> Required task
Begin with the first line below and retype each line exactly through the line containing "from bokeh.resources import INLINE". Any pictures are to be left out.

> Material

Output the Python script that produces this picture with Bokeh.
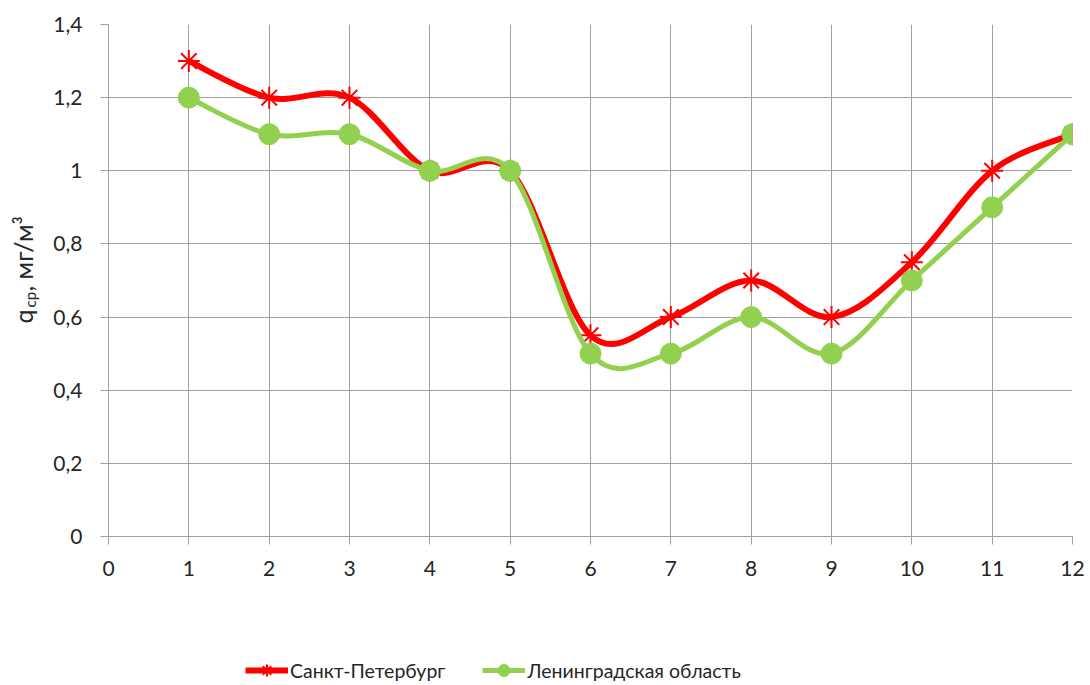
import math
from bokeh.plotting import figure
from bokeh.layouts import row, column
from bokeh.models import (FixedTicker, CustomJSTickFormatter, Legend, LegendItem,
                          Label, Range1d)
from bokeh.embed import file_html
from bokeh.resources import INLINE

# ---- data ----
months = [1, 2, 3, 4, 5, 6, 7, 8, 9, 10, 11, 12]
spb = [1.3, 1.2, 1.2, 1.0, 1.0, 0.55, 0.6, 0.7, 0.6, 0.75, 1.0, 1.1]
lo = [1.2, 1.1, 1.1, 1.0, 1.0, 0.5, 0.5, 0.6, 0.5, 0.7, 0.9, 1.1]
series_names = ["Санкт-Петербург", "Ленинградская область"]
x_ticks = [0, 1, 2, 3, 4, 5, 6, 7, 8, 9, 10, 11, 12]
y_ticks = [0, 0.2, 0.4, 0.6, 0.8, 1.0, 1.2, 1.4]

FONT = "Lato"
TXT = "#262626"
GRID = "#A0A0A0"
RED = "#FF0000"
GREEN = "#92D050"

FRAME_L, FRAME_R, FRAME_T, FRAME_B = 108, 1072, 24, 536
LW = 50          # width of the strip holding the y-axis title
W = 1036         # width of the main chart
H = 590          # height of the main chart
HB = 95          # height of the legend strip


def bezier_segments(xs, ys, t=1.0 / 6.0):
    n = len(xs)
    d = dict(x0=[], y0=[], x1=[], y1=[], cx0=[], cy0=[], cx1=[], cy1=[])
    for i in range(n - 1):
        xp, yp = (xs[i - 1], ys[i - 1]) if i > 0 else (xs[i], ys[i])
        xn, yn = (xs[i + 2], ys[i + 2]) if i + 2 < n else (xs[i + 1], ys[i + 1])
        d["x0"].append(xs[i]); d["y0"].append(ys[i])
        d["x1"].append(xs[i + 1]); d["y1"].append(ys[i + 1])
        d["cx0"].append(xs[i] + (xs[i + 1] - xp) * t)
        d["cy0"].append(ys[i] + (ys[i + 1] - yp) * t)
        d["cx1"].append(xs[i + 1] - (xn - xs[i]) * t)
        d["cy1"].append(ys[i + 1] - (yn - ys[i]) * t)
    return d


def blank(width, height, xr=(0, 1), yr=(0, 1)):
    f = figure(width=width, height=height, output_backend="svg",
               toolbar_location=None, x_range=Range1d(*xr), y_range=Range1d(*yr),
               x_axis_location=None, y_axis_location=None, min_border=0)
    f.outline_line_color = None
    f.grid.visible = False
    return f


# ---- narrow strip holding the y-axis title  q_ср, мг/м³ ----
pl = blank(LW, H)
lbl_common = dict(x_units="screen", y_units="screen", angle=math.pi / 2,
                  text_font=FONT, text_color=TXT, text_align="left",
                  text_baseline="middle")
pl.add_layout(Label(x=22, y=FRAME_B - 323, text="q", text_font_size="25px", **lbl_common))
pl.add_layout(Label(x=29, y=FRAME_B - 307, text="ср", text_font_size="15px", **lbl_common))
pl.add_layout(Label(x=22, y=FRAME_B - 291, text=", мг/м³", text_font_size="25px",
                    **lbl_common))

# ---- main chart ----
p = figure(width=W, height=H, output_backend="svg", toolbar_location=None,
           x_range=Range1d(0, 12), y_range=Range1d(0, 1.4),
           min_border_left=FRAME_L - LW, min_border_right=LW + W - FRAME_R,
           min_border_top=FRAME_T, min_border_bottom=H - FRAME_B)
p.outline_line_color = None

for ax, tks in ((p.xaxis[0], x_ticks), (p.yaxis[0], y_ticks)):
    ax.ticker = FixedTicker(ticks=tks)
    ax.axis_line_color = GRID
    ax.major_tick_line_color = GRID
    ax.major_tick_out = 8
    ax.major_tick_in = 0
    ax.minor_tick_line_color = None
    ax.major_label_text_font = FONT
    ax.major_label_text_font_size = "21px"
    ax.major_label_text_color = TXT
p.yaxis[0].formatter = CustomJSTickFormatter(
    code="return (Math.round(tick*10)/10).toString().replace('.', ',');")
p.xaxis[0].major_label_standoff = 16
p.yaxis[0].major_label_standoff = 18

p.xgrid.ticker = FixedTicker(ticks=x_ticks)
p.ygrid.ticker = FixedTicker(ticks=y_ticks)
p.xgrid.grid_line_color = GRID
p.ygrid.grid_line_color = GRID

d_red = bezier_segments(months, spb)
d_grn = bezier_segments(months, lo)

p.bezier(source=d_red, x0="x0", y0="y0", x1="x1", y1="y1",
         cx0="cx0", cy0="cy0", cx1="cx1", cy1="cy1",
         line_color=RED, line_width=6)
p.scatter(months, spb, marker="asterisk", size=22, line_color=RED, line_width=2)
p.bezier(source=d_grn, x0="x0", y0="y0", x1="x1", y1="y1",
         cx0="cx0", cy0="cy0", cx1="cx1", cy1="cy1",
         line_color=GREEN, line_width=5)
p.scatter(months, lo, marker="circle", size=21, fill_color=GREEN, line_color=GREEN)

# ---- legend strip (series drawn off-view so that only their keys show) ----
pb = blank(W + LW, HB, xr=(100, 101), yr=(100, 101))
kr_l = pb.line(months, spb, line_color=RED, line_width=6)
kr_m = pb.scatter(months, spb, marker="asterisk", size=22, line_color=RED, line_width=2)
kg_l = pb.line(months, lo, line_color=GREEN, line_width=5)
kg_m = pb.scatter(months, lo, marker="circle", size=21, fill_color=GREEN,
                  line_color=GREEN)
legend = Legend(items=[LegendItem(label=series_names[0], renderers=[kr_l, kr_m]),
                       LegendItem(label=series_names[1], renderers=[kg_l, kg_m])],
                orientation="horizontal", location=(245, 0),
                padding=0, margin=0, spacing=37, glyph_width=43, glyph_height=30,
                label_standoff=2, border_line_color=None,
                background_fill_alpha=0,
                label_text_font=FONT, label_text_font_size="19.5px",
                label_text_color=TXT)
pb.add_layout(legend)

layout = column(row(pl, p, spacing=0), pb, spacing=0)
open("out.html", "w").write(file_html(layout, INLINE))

> Response to this exercise
Output the Python script that produces this picture with Bokeh.
import math
from bokeh.plotting import figure
from bokeh.layouts import row, column
from bokeh.models import (FixedTicker, CustomJSTickFormatter, Legend, LegendItem,
                          Label, Range1d)
from bokeh.embed import file_html
from bokeh.resources import INLINE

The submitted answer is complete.